Buying or selling a home is a big step. It’s show-time for a homeowner and can feel like a field of landmines for a buyer. No matter how well the home is staged, or how picture-perfect the kitchen feels, there are so many systems and structures that need to work cohesively to keep your home feeling safe and secure. This is why I would never represent a buyer that is not willing to perform home inspections. You need a home inspection checklist to make sure you’re on track!
It is always best to be proactive, rather than reactive to a problem. It’s only going to save time, money and frustration, but how do you prioritize which home inspections you should have?
Home Inspection Checklist
Whole House Inspection:
Think of this as an aggressive test-drive of your new property. You can’t live in the house for all four seasons before you buy it, so this is the next best thing. During this inspection, you can expect a lot of things to be covered, but the big three this focuses on are the foundations, roof, and essential systems.

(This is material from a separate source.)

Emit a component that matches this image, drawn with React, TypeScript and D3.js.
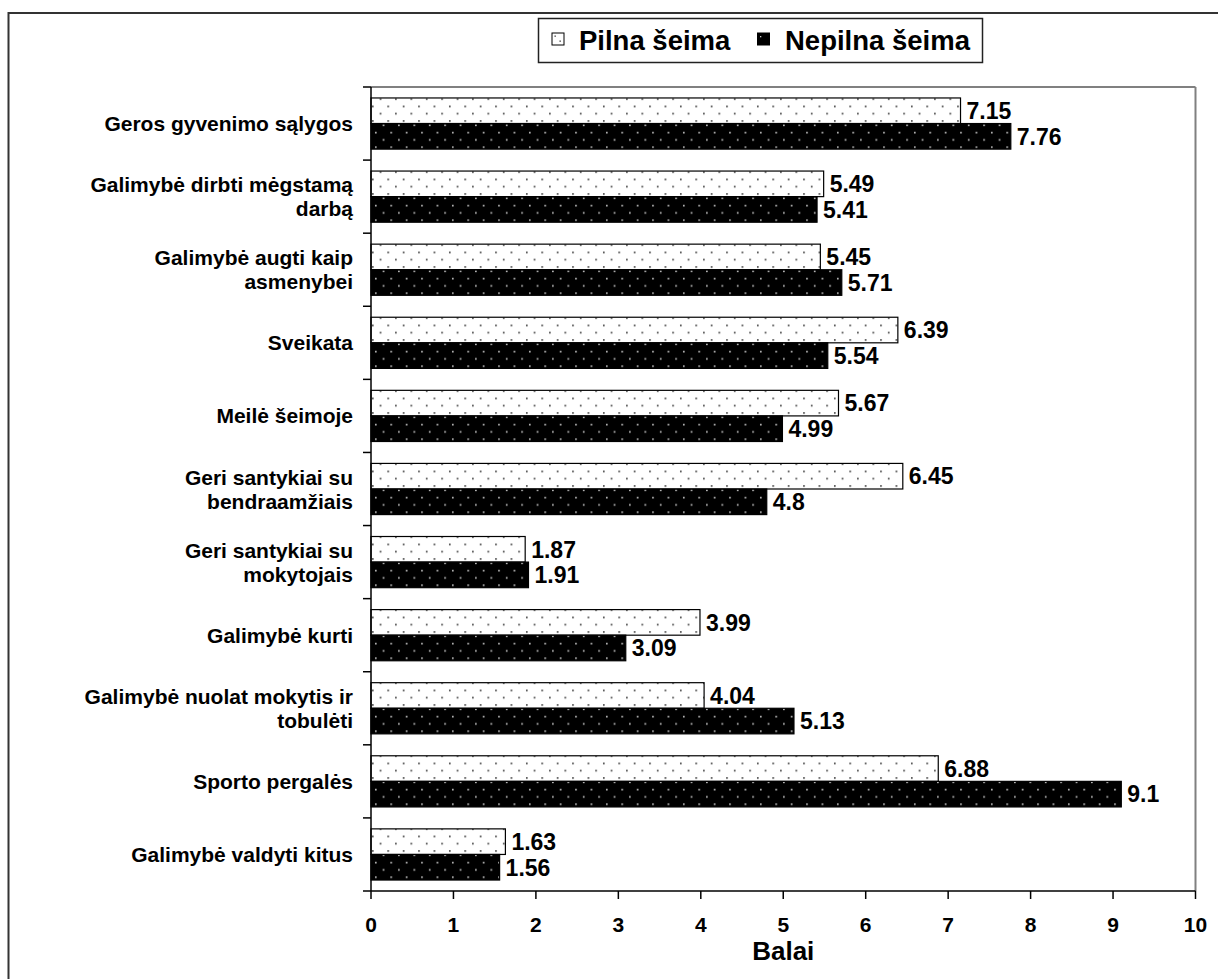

By ensuring that these three areas of the home are up to code, maintained well and fully functional, you’re doing everything in your power to avoid a major surprise expense in the near future.
It’s also likely that a whole home inspection will ensure the following are operating as intended:
- All the built-in or standalone major kitchen appliances. This includes the range, oven, garbage disposal, and dishwasher. They check the performance of the refrigerator and freezer.
- The entire heating and cooling system including everything from the central air heating or cooling to wall heaters and radiators.
- Electrical outlets for proper hookups and grounding.
- Any potential code violations.
- The age of the electrical system.
- A plumbing exam will check the water pressure and make certain that water lines are filling and draining. An inspector will flush the toilets, turn faucets on and look for signs of leaking under sinks or any signs of corrosion or rusting around pipes or drains.
- Quality of the workmanship such as sticky doors or windows painted shut.
- If the home has a fireplace or freestanding stove, the inspection will look for any signs of chimney maintenance concerns.
- Visibly cracked foundations, sagging beams, wood rot, uneven or sagging and spongy flooring.
A structural home inspection is an incredibly thorough look at the home’s structure. This inspection generates a 4 to 5 page stamped report that details any under-floor crawlspace and attic, foundation, floor structure, wall structure, ceiling structure, and roof structure.
A pest or termite inspection is typically required by lenders to ensure the home is free of termites or wood-destroying pests.
Radon is a radioactive gas found in the soil around every home or building. It’s naturally occurring so don’t let the word “radioactive” scare you too much!
The structure does not have to have a basement to have a hazardous radon condition. Radon emanates from the soil. It is a common problem in the Kansas City area.
The odorless gas can enter a home through cracks in concrete walls or the foundation, through sump pumps, from gaps or open spaces around pipes, or even in the water. Radon accumulates in a structure where it can reach dangerous levels and become a serious health issue. Danger levels varies from region to region. The danger level is 4.0 in Kansas City. This test takes a little time to complete as the charcoal canister used for the test remains in place for 48 hours.
If the whole house inspection finds any obvious signs of mold, complete a thorough mold inspection for about $200. Mold issues can lie in the variation, the mold extent, and the source or reason for its existence. The mold may be black mold, green mold, or white mold and each variant can come with it’s own concern or health risk. A mold inspection will determine the type and extent of mold and how it can be mitigated.
Sewer Lines or Septic Tank Inspection:
A sewer line inspection identifies any pending or looming problem. This will save thousands of dollars in the long run. General wear and tear, and tree roots can compromise the sewer lines. Construction buries sewer lines underground. This is like an endoscopy for home! A sewer camera searches for breaches in the lines.
If the property has a septic tank, most municipalities will require that it is inspected prior to a change in home ownership. In order for the septic tank to be inspected, it has to first be located, the lid has to be removed, and a separate septic tank inspector needs to be hired.
This inspection will include checking for roof layering, missing or curling shingles, tree limbs or other debris on the roof, flashing peeling, holes in the roof, sagging gutters, and wet ceilings. Home insurance requirements will not allow multiple roof layering and will require a roof replacement. The inspection will state an estimated roof life expectancy.
If the full house inspection notes any problems with a fireplace or chimney, order a chimney inspection for about $150. The chimney inspector will run a camera through the main flue and the utility flue. Chimney fires can make loud crackling noises or they may slowly and silently burn without your knowledge. Parts of your home other than the chimney can ignite. Whether the home is old or new, complete a chimney inspection.
So many buyers dream of their own swimming pool for those hot summer days, but the maintenance and repairs can become a nightmare for the unprepared! This inspection will examine the filter and pump, find any cracks in the tank, any liner tears, unsafe diving boards, faulty or fencing code violations, alarm issues, or pool covering problems.